=== What the task requires ===
Filter the entries and keep only the lines where the string "standalone" appears.

-- Data to use start --

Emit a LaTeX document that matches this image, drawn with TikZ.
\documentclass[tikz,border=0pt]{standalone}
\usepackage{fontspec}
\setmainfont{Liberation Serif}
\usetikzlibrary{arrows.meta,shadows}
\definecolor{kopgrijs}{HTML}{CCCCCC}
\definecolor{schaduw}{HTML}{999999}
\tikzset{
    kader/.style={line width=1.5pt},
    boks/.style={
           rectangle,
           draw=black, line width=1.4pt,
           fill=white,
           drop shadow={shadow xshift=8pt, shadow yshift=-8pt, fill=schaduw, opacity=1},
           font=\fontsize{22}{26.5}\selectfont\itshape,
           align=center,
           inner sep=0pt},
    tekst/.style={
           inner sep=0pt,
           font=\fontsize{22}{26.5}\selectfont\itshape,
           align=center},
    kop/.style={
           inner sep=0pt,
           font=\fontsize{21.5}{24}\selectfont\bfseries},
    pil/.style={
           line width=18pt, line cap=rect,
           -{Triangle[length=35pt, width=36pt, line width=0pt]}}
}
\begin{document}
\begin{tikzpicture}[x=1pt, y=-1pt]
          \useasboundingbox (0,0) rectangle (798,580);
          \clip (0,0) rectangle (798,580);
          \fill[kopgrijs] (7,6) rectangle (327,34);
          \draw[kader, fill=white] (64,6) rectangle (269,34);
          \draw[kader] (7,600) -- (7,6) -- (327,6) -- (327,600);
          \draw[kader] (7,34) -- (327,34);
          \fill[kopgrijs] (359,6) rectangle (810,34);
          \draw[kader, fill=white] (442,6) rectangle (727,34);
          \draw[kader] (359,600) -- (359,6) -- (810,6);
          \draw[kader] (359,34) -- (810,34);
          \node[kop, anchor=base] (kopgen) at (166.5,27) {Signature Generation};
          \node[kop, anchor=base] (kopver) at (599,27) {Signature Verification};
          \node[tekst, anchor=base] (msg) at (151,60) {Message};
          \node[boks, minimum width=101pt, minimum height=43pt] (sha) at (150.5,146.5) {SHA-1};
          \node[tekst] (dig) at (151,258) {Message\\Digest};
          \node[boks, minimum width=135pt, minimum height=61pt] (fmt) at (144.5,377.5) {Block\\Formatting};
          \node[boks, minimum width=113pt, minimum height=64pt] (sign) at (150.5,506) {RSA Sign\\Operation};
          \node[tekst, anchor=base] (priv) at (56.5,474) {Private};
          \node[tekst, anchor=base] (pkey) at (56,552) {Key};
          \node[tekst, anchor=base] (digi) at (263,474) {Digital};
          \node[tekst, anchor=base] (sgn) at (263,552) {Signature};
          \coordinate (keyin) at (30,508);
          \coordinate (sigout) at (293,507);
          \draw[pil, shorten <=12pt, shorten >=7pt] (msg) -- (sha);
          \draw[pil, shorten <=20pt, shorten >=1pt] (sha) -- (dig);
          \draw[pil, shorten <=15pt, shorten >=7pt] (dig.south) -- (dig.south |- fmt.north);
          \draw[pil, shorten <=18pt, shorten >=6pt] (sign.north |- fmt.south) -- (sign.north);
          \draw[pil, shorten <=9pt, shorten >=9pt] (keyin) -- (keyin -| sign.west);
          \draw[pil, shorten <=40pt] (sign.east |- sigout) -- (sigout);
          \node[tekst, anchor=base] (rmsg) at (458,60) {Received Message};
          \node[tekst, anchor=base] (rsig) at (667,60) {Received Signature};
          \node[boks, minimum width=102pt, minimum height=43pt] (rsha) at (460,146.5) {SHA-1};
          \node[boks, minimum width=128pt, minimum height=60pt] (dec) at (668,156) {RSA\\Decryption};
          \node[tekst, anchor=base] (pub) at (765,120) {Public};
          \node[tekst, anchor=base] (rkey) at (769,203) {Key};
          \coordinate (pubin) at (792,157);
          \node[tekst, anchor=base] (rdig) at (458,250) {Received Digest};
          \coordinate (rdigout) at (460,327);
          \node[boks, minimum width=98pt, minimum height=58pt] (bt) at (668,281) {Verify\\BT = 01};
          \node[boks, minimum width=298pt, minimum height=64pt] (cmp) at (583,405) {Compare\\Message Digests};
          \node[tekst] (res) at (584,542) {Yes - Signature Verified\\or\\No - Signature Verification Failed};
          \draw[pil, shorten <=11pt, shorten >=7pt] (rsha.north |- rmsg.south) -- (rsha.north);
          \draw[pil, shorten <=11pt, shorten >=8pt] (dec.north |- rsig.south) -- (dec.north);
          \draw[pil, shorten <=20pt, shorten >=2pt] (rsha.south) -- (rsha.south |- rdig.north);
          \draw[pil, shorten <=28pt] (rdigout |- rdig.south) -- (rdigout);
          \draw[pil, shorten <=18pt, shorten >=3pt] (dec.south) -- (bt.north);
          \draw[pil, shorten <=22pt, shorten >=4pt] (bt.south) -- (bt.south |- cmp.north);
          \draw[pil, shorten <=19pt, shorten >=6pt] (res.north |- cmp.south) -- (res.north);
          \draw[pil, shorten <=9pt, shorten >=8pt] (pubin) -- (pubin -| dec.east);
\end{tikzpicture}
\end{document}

-- Data to use end --
-- Data to use start --

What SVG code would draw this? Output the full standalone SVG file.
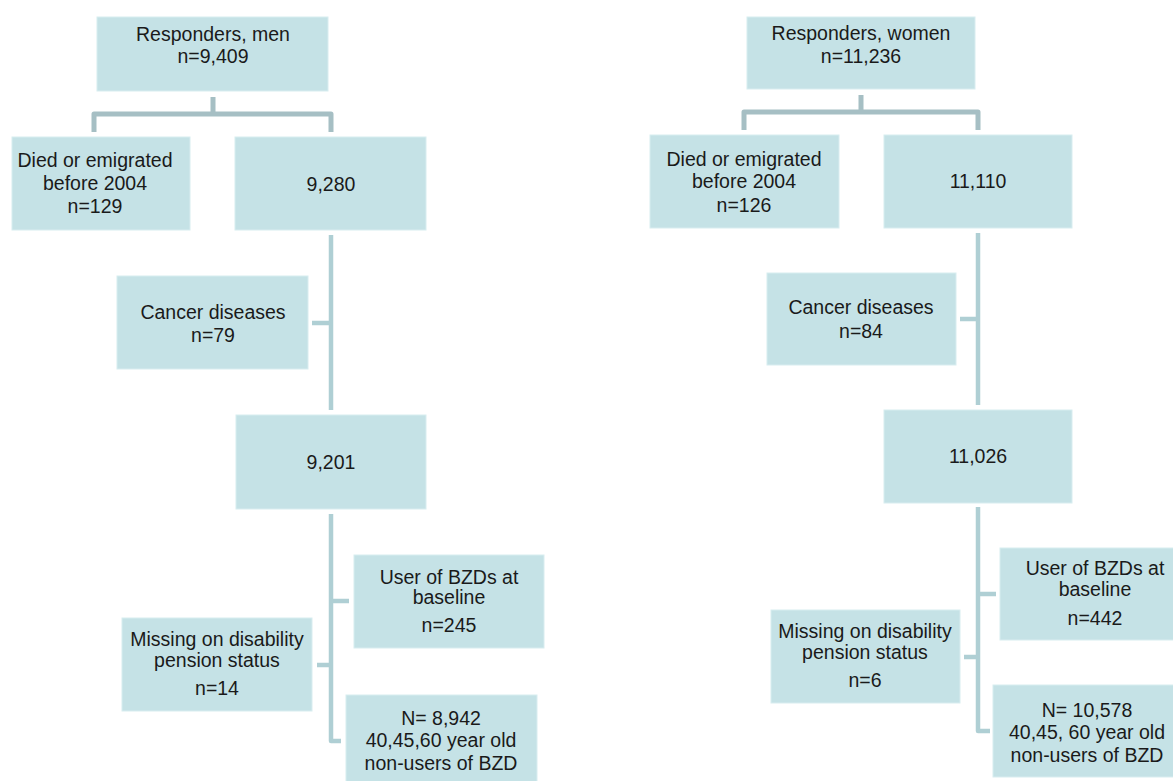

-- Data to use end --

=== Result of the exercise ===
\documentclass[tikz,border=0pt]{standalone}
What SVG code would draw this? Output the full standalone SVG file.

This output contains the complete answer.